[WORK INSTRUCTIONS]: Copy exactly the lines from the start of the material through the line with "lw=1.8, zorder=1, clip_on=False)". Pictures stay out of the copy.
■ ■ ■ ■ ■ ■ ■
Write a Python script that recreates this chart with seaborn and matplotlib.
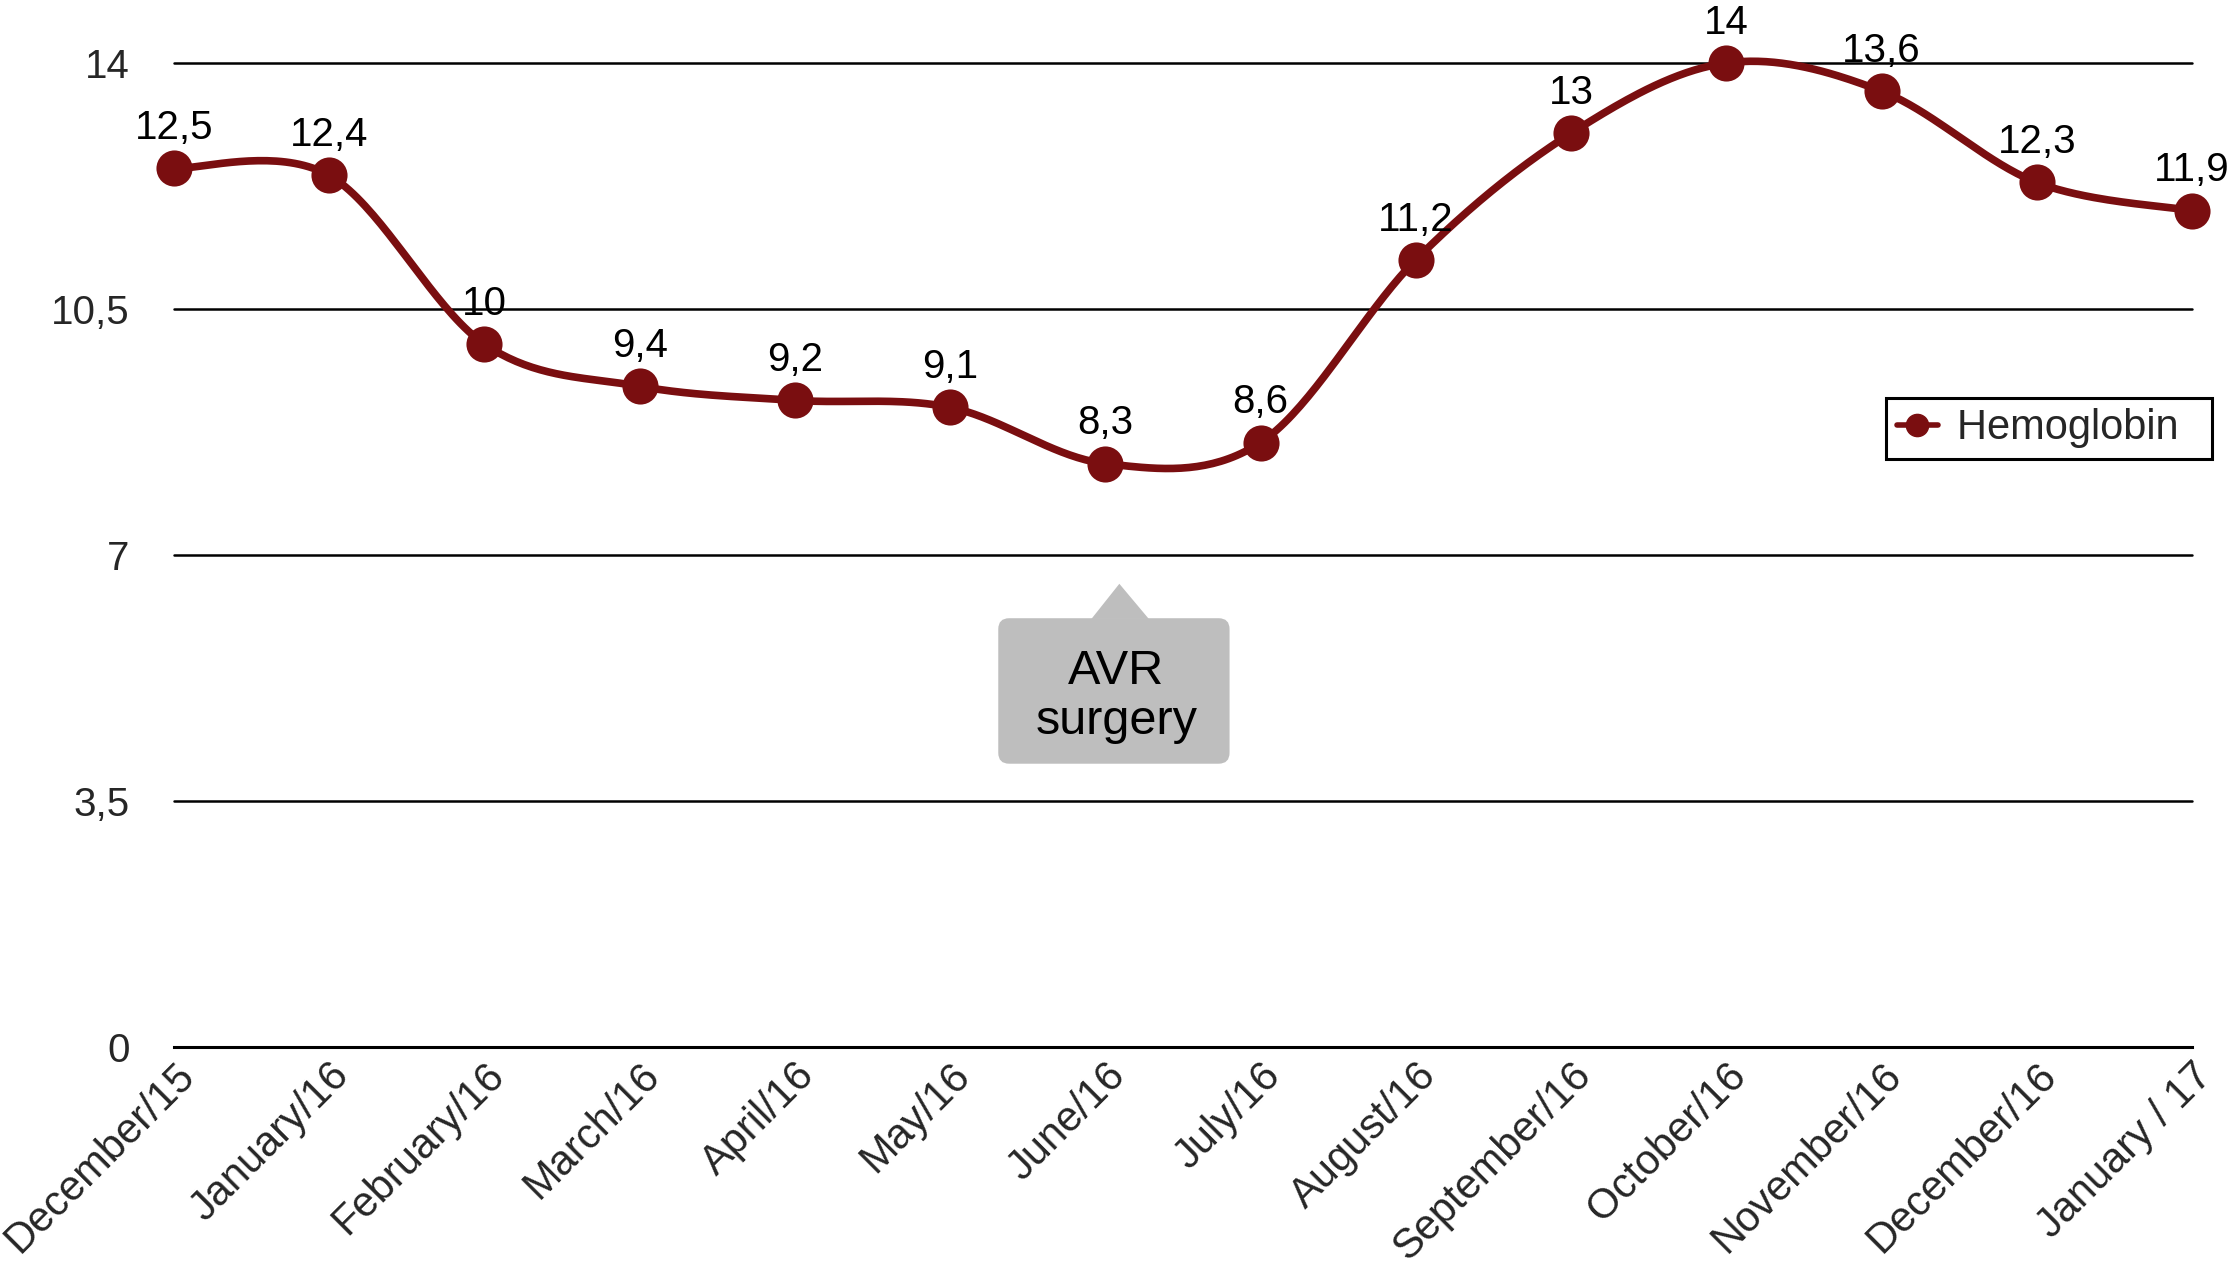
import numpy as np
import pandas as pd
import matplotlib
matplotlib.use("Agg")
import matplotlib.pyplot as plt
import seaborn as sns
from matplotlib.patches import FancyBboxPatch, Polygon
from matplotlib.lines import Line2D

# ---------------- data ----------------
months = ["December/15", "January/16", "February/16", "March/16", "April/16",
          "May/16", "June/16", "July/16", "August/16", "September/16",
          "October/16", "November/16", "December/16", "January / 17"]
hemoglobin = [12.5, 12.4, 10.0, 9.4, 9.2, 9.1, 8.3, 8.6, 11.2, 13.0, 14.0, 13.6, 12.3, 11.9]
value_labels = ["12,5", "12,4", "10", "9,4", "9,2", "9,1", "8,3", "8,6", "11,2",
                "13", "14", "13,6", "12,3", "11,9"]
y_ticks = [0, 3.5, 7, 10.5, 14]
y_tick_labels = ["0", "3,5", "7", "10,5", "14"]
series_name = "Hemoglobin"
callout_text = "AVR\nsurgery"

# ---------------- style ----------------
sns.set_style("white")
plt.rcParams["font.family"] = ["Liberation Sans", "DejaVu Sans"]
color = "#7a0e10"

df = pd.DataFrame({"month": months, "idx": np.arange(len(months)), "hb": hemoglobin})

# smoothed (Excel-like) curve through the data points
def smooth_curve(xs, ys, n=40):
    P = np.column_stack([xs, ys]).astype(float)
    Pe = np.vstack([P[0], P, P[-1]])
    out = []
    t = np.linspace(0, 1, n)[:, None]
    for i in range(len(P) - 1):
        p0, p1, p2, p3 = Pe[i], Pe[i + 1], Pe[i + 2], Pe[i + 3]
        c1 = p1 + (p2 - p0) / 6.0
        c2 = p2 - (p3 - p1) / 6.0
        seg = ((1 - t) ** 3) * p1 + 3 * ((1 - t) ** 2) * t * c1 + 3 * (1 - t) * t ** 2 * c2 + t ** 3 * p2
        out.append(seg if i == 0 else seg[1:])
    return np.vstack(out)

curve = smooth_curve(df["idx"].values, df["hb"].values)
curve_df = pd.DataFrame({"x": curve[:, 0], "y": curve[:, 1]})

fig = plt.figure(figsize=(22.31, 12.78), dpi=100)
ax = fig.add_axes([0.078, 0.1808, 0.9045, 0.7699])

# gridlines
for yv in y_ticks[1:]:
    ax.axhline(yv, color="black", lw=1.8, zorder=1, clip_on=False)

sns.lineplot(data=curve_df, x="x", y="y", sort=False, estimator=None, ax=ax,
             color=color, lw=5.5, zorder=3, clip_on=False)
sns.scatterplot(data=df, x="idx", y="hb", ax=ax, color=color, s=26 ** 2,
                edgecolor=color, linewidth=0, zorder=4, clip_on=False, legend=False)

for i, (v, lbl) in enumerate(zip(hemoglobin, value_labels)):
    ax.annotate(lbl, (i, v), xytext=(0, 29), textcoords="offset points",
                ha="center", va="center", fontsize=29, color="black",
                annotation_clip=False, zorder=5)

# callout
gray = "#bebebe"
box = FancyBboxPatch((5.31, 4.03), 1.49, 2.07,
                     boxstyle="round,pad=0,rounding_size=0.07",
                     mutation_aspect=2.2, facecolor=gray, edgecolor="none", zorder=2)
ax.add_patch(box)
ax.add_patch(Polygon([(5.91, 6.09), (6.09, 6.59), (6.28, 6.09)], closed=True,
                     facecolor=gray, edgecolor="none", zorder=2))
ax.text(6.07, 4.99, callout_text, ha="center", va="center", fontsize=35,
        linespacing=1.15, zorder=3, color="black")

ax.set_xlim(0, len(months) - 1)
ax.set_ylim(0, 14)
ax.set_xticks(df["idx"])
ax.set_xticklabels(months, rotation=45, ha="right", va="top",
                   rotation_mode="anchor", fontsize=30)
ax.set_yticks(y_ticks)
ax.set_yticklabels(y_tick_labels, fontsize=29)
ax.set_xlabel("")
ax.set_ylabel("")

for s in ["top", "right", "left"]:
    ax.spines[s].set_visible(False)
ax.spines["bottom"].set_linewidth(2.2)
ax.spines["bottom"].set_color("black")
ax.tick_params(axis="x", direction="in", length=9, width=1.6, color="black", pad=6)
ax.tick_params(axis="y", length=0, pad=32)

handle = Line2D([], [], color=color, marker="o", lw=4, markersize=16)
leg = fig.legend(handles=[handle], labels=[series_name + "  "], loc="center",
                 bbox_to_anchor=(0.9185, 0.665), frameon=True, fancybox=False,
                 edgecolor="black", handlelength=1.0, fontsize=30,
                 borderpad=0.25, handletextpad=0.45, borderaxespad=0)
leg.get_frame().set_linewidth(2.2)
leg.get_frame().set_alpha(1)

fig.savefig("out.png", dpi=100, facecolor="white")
■ ■ ■ ■ ■ ■ ■
[TASK ANSWER]:
Write a Python script that recreates this chart with seaborn and matplotlib.
import numpy as np
import pandas as pd
import matplotlib
matplotlib.use("Agg")
import matplotlib.pyplot as plt
import seaborn as sns
from matplotlib.patches import FancyBboxPatch, Polygon
from matplotlib.lines import Line2D

# ---------------- data ----------------
months = ["December/15", "January/16", "February/16", "March/16", "April/16",
          "May/16", "June/16", "July/16", "August/16", "September/16",
          "October/16", "November/16", "December/16", "January / 17"]
hemoglobin = [12.5, 12.4, 10.0, 9.4, 9.2, 9.1, 8.3, 8.6, 11.2, 13.0, 14.0, 13.6, 12.3, 11.9]
value_labels = ["12,5", "12,4", "10", "9,4", "9,2", "9,1", "8,3", "8,6", "11,2",
                "13", "14", "13,6", "12,3", "11,9"]
y_ticks = [0, 3.5, 7, 10.5, 14]
y_tick_labels = ["0", "3,5", "7", "10,5", "14"]
series_name = "Hemoglobin"
callout_text = "AVR\nsurgery"

# ---------------- style ----------------
sns.set_style("white")
plt.rcParams["font.family"] = ["Liberation Sans", "DejaVu Sans"]
color = "#7a0e10"

df = pd.DataFrame({"month": months, "idx": np.arange(len(months)), "hb": hemoglobin})

# smoothed (Excel-like) curve through the data points
def smooth_curve(xs, ys, n=40):
    P = np.column_stack([xs, ys]).astype(float)
    Pe = np.vstack([P[0], P, P[-1]])
    out = []
    t = np.linspace(0, 1, n)[:, None]
    for i in range(len(P) - 1):
        p0, p1, p2, p3 = Pe[i], Pe[i + 1], Pe[i + 2], Pe[i + 3]
        c1 = p1 + (p2 - p0) / 6.0
        c2 = p2 - (p3 - p1) / 6.0
        seg = ((1 - t) ** 3) * p1 + 3 * ((1 - t) ** 2) * t * c1 + 3 * (1 - t) * t ** 2 * c2 + t ** 3 * p2
        out.append(seg if i == 0 else seg[1:])
    return np.vstack(out)

curve = smooth_curve(df["idx"].values, df["hb"].values)
curve_df = pd.DataFrame({"x": curve[:, 0], "y": curve[:, 1]})

fig = plt.figure(figsize=(22.31, 12.78), dpi=100)
ax = fig.add_axes([0.078, 0.1808, 0.9045, 0.7699])

# gridlines
for yv in y_ticks[1:]:
    ax.axhline(yv, color="black", lw=1.8, zorder=1, clip_on=False)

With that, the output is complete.